If mathematics and computing could distinguish between things, names, concepts, programs, algorithms and problems, paradoxes in logic, mathematics and computing will not exist. To make mathematics consistent and complete, there is need to redefine mathematics as a description of symbols rather than objects. Symbols are things too, although things are not symbols. A symbol – by definition – has contextual and intentional properties while objects only have possessed properties. The shift from objects to symbols therefore inducts the distinction between names, concepts and things.

In this process, many common mathematical constructs such as numbers, sets, logic and space-time undergo a radical revision. Space and time, for instance, have to be treated as domains of symbols with contextual and intentional properties rather than as containers of objects. Numbers, similarly, have to be redefined as representations of meanings (or *types*) rather than quantities.

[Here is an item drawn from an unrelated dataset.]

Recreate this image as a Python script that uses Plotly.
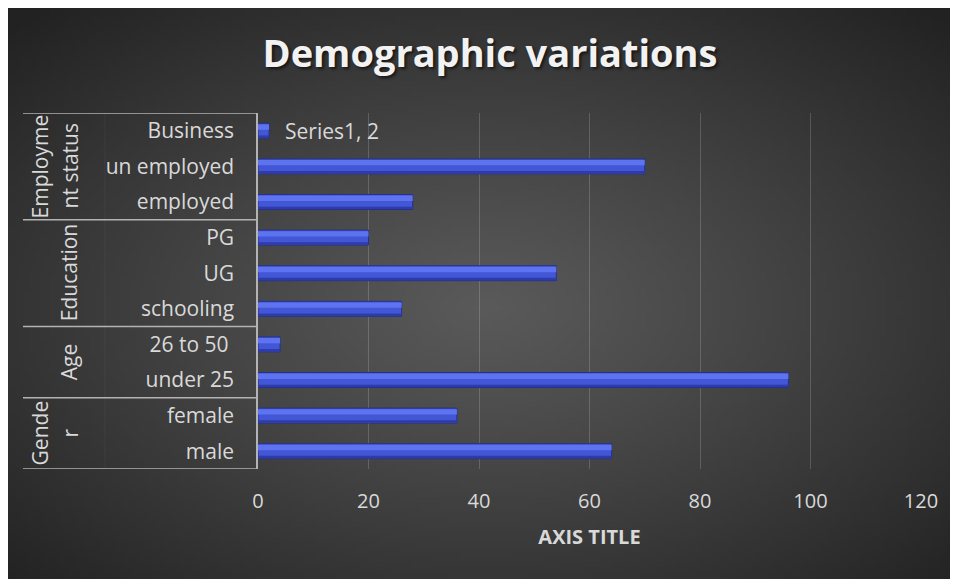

Logic needs to institute a distinction between proof and truth. And, set theory needs to define collections in manner that is logically prior to (and independent) of the objects. The book discusses revisions to logic, set theory, space-time and number theory required to build a consistent and complete mathematics.

The relation between the necessity of types and the role that consciousness plays in nature is discussed. The book argues that the types used in distinguishing, ordering and relating are properties of consciousness. Paradoxes in mathematics can be seen as stepping stones towards a new type-based foundation in mathematics, which reflects the observer’s type-perception capabilities in a formal language.